Disclaimer This edited version has been archived due to the length of time since original publication. It should not be regarded as indicative of the ATO's current views. The law may have changed since original publication, and views in the edited version may also be affected by subsequent precedents and new approaches to the application of the law. You cannot rely on this record in your tax affairs. It is not binding and provides you with no protection (including from any underpaid tax, penalty or interest). In addition, this record is not an authority for the purposes of establishing a reasonably arguable position for you to apply to your own circumstances. For more information on the status of edited versions of private advice and reasons we publish them, see PS LA 2008/4. |
Edited version of your private ruling
Authorisation Number: 1012424423114
Ruling
Subject: Capital Gains Tax (CGT) - main residence exemption
Question
Will you be entitled to the main residence exemption in respect of your interest in a dwelling as provided in Subdivision 118-B of the Income Tax Assessment Act 1997 (ITAA 1997)?
Answer:
Yes
This ruling applies for the following period
Year ended 30 June 2011
The scheme commenced on
1 July 2010
Relevant facts
You were the executor of the deceased Estate of a relative.
Under the will you were directed to sell the deceased's home and from the proceeds purchase, in your name in your capacity as Executors, a residence for one of the deceased's children.
You therefore purchased an older property.
After some time the decision was made to sell the property for something more modern.
The property was sold.
At no time did you consider the property to be your own, as it was purchased only in your name under the terms of the deceased's will.
Relevant legislative provisions
Income Tax Assessment Act 1997 Subdivision 118-B
Reasons for decision
Subdivision 118-B of the ITAA 1997 contains the rules for situations when capital gains and losses are ignored for main residence dwellings. There are special rules for dwellings that pass from or are owned by a trustee of a deceased estate.
In particular section 118-210 of the ITAA 1997 provides for an exemption when a property is acquired by the trustee of a deceased estate, and under the deceased's Will, for occupation by the life tenant.

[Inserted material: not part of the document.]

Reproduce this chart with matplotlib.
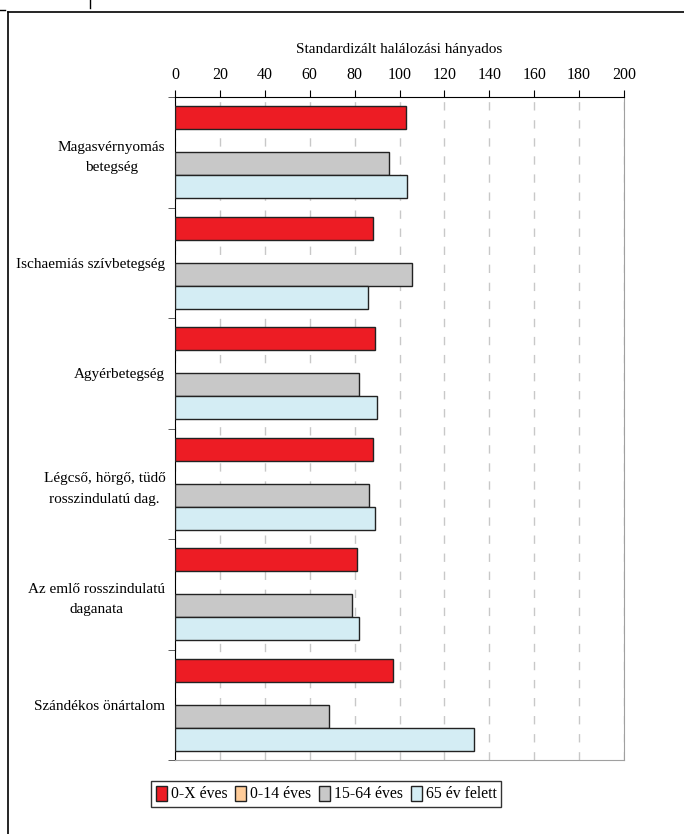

Section 118-210 of the ITAA 1997 is applicable in this case as you, as trustee of the deceased's estate, acquired an ownership interest in a dwelling for occupation by the deceased's child, in accordance with the deceased's will.
Subsection 118-210(3) of the ITAA 1997 provides that if you receive money or property for a CGT event happening to such a dwelling the trustee does not make a capital gain or capital loss if the dwelling was the main residence of the individual from the time the trustee acquired an ownership interest in it until the time of the event. For the purposes of the provision only those CGT events listed in subsection 118-210 of the ITAA 1997 are relevant.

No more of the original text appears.